For professionals juggling demanding careers, family responsibilities, and personal challenges, this realistic framework provides permission to be both functional and feeling. It validates the experience of handling responsibilities while hurting, rather than insisting on an impossible choice between the two.

The Work Ahead

As awareness grows around mental health and emotional wellness, Loveland’s work addresses a crucial missing piece: practical tools for the messy middle of difficult emotions. Not the crisis moment that demands professional intervention, but the ongoing navigation of loss, change, and uncertainty that defines most human experience.

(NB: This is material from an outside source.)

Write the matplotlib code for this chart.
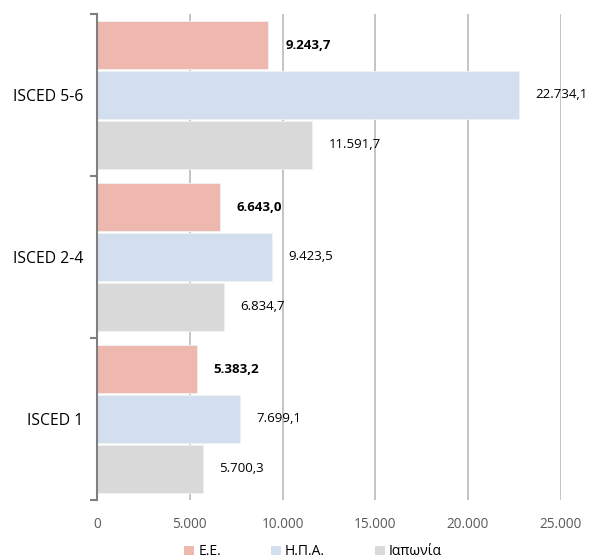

Learning to name emotions with curiosity, treat ourselves with compassion, contain feelings appropriately, and connect authentically with others sounds simple. But for people raised in cultures that discourage emotional literacy and reward stoicism, these practices represent profound shifts.

Loveland’s mission reflects an understanding that grief literacy isn’t just personal development—it’s a life skill with implications for relationships, workplace culture, and community resilience. When people know how to be with their own pain, they become better equipped to hold space for others. When leaders understand grief as normal rather than weakness, they create environments where people can bring their whole selves to work.

For anyone who has ever felt fine on the outside while something inside quietly broke, Loveland offers both validation and practical direction. The goal isn’t to eliminate the hurt, but to ease it. Not to bypass the grief, but to feel the joy that coexists with it. Because life will inevitably break our hearts. The question is whether we’ll have the tools to keep living fully anyway.